▶ Set exercise:
Scan the data below for the string "React". Show every line where it turns up.

▶ Data shown:
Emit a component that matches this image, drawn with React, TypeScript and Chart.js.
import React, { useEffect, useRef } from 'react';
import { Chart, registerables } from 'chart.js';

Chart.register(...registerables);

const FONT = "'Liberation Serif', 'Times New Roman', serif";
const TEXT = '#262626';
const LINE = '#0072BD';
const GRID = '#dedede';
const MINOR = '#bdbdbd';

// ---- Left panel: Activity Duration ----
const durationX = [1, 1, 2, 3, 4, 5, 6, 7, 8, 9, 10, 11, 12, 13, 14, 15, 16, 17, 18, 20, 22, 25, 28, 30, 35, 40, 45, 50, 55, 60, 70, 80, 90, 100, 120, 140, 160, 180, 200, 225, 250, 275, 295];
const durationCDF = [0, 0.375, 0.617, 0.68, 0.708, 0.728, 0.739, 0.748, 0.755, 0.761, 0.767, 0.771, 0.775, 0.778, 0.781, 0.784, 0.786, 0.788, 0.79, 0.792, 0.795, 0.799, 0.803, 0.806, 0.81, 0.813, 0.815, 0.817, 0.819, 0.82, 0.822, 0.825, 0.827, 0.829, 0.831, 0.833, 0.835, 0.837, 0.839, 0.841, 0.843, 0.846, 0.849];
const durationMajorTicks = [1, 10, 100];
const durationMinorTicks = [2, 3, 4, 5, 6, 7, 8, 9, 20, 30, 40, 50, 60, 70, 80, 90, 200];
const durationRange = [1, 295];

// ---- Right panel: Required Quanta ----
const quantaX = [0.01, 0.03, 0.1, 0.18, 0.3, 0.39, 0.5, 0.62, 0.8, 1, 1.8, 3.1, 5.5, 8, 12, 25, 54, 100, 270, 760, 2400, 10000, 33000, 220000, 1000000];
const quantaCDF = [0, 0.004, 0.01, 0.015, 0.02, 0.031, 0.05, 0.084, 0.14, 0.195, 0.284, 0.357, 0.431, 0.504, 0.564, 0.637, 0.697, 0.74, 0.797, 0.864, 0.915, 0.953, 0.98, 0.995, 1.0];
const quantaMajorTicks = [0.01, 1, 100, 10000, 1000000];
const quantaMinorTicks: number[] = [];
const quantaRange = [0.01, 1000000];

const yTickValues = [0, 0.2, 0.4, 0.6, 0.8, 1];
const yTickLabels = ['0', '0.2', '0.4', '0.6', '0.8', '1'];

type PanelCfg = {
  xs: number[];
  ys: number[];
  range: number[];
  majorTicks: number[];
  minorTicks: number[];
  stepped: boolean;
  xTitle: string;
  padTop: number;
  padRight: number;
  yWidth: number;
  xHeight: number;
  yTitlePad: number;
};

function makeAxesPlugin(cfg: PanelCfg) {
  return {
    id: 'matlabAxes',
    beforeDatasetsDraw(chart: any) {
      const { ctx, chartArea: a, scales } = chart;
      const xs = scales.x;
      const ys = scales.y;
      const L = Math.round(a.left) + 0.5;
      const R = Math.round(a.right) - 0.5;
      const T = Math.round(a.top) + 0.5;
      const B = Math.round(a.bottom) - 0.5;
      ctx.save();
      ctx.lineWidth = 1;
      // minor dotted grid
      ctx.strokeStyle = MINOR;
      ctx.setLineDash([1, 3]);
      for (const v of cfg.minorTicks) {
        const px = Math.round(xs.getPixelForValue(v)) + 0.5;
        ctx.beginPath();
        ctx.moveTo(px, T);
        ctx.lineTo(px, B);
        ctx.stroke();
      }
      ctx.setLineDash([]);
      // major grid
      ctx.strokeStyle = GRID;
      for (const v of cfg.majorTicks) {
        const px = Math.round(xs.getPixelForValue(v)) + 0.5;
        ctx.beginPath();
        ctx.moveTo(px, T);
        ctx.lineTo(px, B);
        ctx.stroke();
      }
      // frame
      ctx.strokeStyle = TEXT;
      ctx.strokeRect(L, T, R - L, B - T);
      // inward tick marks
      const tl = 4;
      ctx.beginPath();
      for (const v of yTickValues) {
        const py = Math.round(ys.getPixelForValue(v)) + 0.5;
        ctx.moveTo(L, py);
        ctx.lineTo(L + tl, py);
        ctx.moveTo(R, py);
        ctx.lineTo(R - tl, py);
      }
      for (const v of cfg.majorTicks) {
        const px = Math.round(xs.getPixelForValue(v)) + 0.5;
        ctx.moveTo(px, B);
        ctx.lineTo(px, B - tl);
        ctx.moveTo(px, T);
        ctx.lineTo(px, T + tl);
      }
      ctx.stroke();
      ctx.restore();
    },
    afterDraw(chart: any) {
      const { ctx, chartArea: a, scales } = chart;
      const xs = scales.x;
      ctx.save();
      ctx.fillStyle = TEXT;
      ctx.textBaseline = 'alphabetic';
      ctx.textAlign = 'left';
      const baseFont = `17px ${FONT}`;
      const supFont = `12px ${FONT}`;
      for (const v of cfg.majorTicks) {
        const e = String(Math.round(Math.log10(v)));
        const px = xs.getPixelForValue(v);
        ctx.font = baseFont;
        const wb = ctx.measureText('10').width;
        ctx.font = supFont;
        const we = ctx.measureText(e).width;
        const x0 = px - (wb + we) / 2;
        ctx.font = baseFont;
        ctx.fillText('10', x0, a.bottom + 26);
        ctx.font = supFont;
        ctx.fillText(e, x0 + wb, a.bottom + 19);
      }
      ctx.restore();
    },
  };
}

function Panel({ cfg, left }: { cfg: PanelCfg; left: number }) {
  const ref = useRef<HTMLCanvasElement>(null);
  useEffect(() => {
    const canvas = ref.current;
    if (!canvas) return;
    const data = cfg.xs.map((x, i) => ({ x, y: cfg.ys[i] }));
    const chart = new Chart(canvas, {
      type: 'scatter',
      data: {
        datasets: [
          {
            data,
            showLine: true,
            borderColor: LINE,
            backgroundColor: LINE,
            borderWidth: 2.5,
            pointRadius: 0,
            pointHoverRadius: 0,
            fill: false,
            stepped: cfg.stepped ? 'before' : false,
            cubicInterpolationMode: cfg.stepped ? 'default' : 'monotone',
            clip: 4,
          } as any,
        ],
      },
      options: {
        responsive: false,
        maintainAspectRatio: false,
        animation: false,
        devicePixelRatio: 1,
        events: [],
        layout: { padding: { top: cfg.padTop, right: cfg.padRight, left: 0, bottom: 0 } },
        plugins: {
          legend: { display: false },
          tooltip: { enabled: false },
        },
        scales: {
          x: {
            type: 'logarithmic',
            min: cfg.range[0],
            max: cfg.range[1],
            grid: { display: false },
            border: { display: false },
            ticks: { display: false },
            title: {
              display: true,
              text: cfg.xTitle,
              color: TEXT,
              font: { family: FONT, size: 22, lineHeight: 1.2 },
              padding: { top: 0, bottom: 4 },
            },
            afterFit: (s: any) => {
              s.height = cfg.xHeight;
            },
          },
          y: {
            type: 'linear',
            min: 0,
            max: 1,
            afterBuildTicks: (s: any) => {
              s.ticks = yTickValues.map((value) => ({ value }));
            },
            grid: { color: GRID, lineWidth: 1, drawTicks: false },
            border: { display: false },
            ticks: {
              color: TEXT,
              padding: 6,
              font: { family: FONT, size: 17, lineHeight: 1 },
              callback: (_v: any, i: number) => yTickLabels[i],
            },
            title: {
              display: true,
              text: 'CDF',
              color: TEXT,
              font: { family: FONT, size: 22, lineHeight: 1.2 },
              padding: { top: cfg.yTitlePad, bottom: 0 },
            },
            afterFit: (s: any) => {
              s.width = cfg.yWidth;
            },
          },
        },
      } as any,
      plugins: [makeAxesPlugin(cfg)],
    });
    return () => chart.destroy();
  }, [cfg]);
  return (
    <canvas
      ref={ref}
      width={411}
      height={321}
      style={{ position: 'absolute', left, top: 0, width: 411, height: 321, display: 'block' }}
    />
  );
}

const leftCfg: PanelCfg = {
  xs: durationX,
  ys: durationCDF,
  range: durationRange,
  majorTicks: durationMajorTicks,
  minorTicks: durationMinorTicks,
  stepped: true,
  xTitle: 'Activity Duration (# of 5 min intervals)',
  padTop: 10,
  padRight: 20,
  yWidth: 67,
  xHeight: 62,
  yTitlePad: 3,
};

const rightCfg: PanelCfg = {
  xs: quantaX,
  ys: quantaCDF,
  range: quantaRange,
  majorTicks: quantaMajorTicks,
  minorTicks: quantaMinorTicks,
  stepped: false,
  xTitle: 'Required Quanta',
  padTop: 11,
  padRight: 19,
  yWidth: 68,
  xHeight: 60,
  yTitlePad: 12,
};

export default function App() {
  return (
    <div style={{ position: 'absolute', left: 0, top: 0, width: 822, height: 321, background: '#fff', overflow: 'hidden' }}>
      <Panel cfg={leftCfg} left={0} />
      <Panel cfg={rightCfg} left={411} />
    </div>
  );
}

▶ Answer:
Emit a component that matches this image, drawn with React, TypeScript and Chart.js.
import React, { useEffect, useRef } from 'react';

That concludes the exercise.